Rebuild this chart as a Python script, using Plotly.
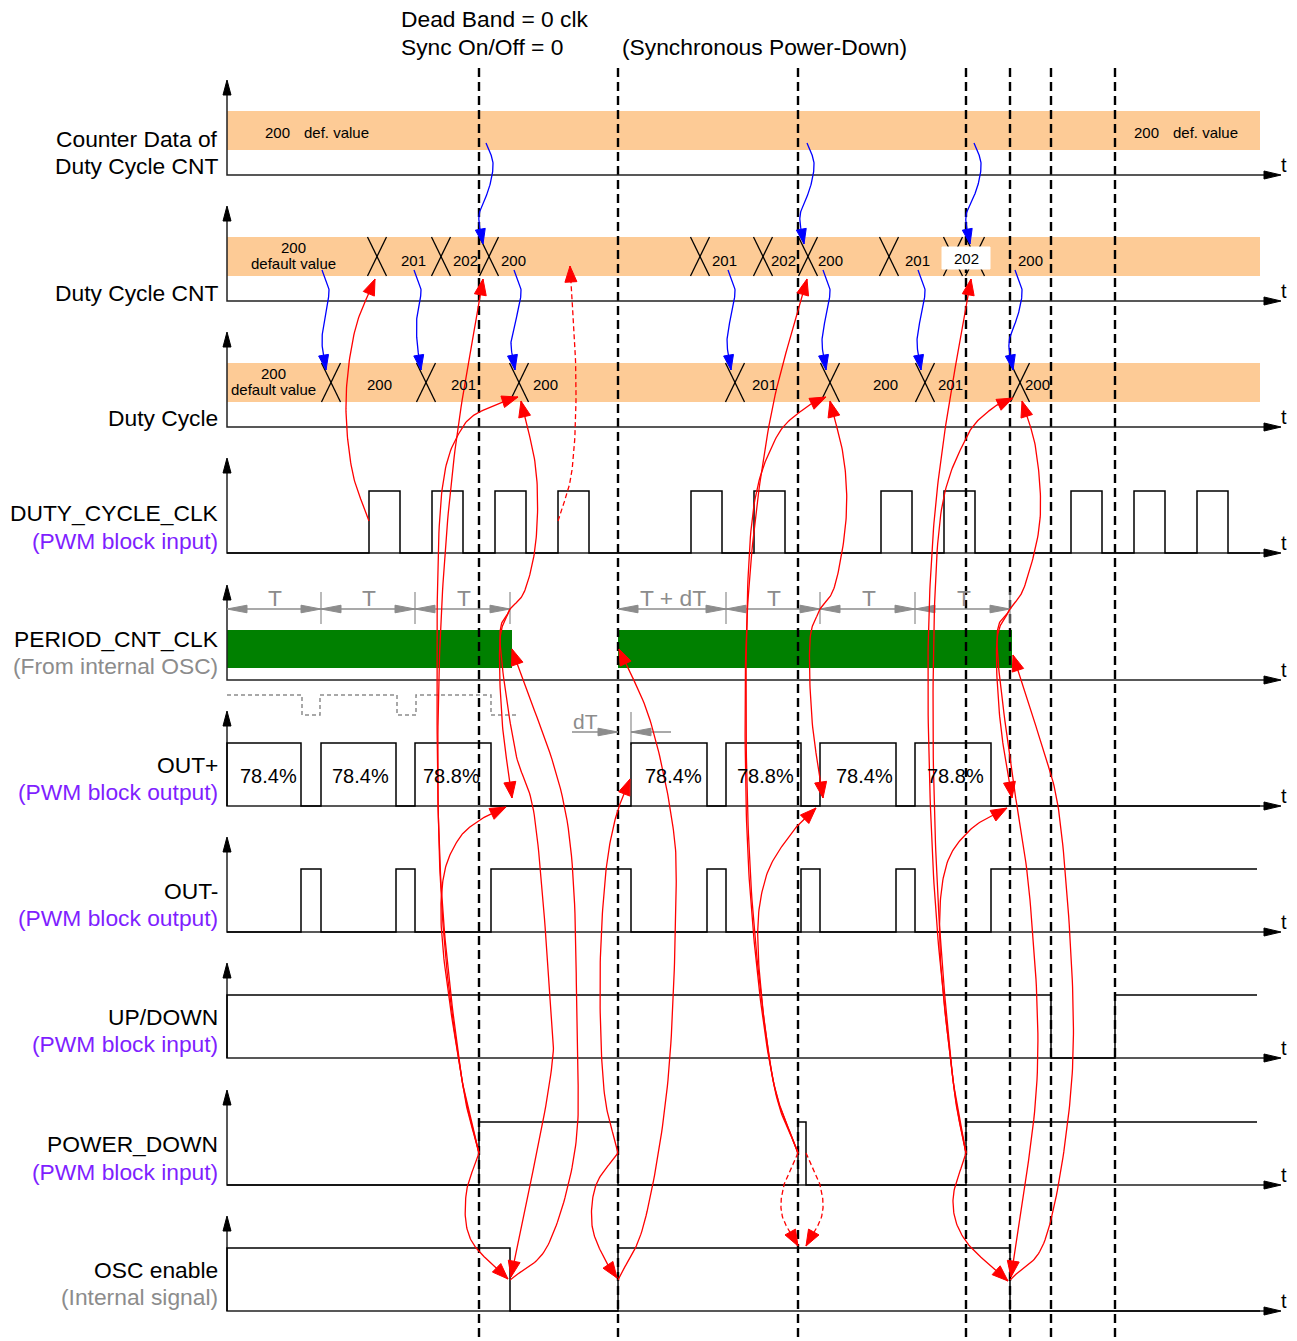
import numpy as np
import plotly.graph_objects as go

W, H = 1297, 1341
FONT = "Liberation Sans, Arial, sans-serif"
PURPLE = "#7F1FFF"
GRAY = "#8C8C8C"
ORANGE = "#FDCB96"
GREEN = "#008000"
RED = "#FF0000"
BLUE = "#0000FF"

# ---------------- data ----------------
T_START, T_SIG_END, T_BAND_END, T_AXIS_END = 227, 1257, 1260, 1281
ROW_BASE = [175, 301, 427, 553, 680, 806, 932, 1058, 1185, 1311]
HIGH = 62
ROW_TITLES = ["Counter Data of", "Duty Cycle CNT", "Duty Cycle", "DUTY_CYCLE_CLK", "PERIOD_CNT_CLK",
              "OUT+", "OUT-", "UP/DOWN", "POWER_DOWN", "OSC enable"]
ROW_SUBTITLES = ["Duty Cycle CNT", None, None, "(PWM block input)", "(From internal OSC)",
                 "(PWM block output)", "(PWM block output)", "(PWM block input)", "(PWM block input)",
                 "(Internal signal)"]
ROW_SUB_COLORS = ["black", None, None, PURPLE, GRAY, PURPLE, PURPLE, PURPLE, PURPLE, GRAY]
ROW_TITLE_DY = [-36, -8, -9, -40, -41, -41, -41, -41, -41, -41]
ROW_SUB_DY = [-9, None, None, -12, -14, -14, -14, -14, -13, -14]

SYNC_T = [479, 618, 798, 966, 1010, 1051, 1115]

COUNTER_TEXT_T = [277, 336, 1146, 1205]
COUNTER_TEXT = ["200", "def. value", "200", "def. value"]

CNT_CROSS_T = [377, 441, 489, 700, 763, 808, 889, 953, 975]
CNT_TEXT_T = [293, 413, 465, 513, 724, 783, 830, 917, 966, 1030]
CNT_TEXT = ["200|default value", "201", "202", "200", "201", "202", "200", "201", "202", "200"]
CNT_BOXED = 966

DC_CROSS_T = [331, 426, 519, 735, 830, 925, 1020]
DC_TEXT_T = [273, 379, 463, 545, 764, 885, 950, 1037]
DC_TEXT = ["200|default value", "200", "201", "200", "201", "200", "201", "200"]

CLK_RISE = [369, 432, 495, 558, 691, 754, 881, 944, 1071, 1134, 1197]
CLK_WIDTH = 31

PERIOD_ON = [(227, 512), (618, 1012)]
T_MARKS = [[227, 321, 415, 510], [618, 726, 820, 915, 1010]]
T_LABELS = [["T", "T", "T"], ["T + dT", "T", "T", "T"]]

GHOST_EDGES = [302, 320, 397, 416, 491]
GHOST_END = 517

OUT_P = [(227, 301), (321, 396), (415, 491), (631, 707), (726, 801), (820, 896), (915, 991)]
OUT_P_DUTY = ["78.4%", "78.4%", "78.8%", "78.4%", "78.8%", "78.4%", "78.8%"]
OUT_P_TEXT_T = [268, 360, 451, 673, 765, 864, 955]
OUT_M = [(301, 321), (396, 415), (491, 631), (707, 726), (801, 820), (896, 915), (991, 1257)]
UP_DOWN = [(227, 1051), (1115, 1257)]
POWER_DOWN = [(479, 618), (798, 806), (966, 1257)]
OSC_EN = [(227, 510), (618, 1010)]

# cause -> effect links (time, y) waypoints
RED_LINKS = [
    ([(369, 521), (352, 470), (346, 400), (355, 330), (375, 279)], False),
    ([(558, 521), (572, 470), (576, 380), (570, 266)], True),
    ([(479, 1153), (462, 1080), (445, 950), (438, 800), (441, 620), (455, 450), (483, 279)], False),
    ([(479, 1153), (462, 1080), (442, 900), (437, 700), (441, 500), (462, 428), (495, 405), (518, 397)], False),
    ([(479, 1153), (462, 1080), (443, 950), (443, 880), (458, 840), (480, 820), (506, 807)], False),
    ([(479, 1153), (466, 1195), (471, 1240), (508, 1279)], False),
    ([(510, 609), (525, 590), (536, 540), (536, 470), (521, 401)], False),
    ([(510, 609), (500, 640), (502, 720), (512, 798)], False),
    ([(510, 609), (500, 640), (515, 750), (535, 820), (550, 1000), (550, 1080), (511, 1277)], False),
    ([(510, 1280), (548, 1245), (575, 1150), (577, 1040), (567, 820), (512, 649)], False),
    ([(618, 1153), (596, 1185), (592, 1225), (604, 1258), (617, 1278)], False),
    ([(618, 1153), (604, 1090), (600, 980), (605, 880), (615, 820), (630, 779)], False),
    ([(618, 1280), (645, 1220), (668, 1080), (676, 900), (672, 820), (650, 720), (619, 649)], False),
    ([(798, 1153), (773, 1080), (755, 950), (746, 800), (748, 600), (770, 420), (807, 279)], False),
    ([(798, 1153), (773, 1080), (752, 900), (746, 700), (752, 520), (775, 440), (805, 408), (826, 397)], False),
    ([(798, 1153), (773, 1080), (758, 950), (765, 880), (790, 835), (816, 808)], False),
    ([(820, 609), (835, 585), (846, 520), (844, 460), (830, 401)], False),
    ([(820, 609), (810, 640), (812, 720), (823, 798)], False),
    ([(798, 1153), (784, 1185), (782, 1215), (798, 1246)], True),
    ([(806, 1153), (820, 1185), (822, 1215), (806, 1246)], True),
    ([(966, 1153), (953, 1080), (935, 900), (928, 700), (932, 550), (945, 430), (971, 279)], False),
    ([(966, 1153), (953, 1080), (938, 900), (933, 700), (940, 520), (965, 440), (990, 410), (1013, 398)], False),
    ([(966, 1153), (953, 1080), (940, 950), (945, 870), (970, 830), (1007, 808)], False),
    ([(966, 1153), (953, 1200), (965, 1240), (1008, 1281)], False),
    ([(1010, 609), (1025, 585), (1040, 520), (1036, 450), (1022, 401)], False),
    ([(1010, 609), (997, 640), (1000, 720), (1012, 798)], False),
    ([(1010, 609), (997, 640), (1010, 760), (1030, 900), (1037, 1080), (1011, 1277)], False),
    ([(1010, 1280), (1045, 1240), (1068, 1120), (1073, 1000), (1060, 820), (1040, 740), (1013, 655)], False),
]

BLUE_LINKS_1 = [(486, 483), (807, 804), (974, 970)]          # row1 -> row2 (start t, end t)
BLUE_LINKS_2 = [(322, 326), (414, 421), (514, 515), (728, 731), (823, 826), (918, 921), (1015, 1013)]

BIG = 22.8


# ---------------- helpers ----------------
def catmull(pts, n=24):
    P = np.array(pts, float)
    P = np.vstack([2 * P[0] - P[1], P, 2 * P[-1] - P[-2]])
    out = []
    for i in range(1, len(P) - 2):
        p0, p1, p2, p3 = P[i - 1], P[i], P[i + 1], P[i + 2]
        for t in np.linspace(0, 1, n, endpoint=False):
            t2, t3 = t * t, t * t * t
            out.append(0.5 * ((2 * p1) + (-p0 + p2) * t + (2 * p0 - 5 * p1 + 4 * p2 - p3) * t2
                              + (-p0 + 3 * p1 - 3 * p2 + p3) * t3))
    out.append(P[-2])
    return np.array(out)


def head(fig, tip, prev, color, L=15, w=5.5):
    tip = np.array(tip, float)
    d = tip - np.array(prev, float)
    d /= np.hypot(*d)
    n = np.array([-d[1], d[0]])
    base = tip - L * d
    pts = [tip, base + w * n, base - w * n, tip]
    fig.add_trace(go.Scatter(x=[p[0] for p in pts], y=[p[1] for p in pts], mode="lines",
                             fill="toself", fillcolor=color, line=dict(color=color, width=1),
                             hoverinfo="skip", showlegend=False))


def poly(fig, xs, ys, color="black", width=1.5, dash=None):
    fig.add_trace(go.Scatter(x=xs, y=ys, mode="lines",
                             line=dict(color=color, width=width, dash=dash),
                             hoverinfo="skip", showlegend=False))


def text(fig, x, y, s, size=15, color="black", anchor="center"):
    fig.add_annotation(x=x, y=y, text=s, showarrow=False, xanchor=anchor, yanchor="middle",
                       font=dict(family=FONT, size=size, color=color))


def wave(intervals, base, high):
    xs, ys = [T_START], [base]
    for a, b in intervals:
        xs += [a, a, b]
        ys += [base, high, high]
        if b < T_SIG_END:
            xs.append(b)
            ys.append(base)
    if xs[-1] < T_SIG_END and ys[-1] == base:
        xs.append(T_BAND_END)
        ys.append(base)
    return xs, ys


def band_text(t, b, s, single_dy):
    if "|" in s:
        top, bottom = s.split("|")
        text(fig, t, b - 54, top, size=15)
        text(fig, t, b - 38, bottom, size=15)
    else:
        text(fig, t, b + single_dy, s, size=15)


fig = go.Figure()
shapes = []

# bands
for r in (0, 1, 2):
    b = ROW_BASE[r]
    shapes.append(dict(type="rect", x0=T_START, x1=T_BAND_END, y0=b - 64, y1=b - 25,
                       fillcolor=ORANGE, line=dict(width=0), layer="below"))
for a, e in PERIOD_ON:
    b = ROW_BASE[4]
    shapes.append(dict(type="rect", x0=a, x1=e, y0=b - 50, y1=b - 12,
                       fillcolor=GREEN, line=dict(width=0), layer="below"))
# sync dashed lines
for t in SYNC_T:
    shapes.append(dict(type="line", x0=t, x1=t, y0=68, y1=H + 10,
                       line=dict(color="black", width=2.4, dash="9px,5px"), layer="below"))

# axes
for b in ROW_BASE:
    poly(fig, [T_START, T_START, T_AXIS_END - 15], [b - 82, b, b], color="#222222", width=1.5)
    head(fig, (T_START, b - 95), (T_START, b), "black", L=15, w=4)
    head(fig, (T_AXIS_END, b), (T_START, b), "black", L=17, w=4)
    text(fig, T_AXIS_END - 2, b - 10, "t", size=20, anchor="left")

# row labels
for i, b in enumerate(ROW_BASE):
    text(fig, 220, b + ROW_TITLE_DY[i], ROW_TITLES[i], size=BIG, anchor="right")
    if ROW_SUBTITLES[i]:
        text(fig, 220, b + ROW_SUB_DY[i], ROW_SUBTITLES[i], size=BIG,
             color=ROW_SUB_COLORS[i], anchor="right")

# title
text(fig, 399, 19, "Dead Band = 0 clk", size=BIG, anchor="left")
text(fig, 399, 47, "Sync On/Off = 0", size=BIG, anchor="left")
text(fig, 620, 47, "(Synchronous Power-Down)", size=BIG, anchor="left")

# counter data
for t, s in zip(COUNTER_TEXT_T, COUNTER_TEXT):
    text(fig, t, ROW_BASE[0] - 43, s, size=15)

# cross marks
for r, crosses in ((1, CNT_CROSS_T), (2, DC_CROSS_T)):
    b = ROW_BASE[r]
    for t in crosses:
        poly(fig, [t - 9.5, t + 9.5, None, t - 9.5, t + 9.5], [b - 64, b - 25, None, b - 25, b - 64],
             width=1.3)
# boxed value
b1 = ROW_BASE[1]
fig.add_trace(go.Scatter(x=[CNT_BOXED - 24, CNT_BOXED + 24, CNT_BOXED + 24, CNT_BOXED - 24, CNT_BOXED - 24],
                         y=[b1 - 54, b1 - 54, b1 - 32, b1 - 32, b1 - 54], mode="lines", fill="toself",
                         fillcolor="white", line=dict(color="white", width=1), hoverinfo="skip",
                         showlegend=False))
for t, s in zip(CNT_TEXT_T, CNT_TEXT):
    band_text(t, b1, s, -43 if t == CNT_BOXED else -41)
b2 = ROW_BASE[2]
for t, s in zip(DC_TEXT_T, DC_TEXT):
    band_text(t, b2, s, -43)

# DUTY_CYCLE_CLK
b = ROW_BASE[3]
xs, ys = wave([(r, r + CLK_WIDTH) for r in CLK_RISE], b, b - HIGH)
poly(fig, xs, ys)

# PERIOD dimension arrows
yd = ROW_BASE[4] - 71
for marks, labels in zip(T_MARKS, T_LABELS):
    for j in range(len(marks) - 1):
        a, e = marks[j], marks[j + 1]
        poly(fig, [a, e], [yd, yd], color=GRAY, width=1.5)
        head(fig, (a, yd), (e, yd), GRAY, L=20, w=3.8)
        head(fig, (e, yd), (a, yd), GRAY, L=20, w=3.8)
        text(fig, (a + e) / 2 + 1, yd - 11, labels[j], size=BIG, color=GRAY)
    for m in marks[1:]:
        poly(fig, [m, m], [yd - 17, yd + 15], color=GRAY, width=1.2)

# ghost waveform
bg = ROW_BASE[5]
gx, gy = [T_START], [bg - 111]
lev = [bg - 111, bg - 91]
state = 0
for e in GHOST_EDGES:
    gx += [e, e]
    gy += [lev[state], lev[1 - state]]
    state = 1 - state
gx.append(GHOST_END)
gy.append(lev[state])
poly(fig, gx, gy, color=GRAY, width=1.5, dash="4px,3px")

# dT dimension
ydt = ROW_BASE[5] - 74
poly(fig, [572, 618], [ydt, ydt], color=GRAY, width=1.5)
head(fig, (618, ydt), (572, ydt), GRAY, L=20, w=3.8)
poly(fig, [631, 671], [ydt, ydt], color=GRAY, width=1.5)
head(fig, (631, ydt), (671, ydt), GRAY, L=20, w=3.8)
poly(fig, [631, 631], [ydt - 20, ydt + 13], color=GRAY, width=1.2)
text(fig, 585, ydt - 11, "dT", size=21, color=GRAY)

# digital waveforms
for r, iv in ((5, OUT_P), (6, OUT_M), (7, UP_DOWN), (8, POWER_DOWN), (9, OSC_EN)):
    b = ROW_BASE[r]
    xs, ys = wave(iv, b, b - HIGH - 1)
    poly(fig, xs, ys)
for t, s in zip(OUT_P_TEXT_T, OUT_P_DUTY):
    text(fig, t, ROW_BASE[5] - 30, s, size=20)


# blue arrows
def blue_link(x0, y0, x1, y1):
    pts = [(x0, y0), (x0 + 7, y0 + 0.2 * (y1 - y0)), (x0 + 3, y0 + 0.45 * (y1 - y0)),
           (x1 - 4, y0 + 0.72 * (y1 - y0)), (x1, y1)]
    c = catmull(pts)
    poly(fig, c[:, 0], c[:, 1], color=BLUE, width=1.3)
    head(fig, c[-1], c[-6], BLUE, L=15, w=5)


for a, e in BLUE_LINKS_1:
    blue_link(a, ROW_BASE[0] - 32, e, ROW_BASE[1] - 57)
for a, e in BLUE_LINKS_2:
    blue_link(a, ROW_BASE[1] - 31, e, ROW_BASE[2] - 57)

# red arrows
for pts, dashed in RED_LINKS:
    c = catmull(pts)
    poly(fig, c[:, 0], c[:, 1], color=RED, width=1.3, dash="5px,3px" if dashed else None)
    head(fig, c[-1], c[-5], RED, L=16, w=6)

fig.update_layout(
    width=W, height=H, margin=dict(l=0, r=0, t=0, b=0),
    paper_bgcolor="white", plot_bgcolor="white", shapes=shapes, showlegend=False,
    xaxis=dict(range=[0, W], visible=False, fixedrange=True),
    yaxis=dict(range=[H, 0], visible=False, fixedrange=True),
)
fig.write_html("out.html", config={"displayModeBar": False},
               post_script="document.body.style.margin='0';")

**Prompt**
Leave out the pictures. Transcribe only the lines above, from the first through the one that contains "GHOST_END = 517".

**Finished exercise**
Rebuild this chart as a Python script, using Plotly.
import numpy as np
import plotly.graph_objects as go

W, H = 1297, 1341
FONT = "Liberation Sans, Arial, sans-serif"
PURPLE = "#7F1FFF"
GRAY = "#8C8C8C"
ORANGE = "#FDCB96"
GREEN = "#008000"
RED = "#FF0000"
BLUE = "#0000FF"

# ---------------- data ----------------
T_START, T_SIG_END, T_BAND_END, T_AXIS_END = 227, 1257, 1260, 1281
ROW_BASE = [175, 301, 427, 553, 680, 806, 932, 1058, 1185, 1311]
HIGH = 62
ROW_TITLES = ["Counter Data of", "Duty Cycle CNT", "Duty Cycle", "DUTY_CYCLE_CLK", "PERIOD_CNT_CLK",
              "OUT+", "OUT-", "UP/DOWN", "POWER_DOWN", "OSC enable"]
ROW_SUBTITLES = ["Duty Cycle CNT", None, None, "(PWM block input)", "(From internal OSC)",
                 "(PWM block output)", "(PWM block output)", "(PWM block input)", "(PWM block input)",
                 "(Internal signal)"]
ROW_SUB_COLORS = ["black", None, None, PURPLE, GRAY, PURPLE, PURPLE, PURPLE, PURPLE, GRAY]
ROW_TITLE_DY = [-36, -8, -9, -40, -41, -41, -41, -41, -41, -41]
ROW_SUB_DY = [-9, None, None, -12, -14, -14, -14, -14, -13, -14]

SYNC_T = [479, 618, 798, 966, 1010, 1051, 1115]

COUNTER_TEXT_T = [277, 336, 1146, 1205]
COUNTER_TEXT = ["200", "def. value", "200", "def. value"]

CNT_CROSS_T = [377, 441, 489, 700, 763, 808, 889, 953, 975]
CNT_TEXT_T = [293, 413, 465, 513, 724, 783, 830, 917, 966, 1030]
CNT_TEXT = ["200|default value", "201", "202", "200", "201", "202", "200", "201", "202", "200"]
CNT_BOXED = 966

DC_CROSS_T = [331, 426, 519, 735, 830, 925, 1020]
DC_TEXT_T = [273, 379, 463, 545, 764, 885, 950, 1037]
DC_TEXT = ["200|default value", "200", "201", "200", "201", "200", "201", "200"]

CLK_RISE = [369, 432, 495, 558, 691, 754, 881, 944, 1071, 1134, 1197]
CLK_WIDTH = 31

PERIOD_ON = [(227, 512), (618, 1012)]
T_MARKS = [[227, 321, 415, 510], [618, 726, 820, 915, 1010]]
T_LABELS = [["T", "T", "T"], ["T + dT", "T", "T", "T"]]

GHOST_EDGES = [302, 320, 397, 416, 491]
GHOST_END = 517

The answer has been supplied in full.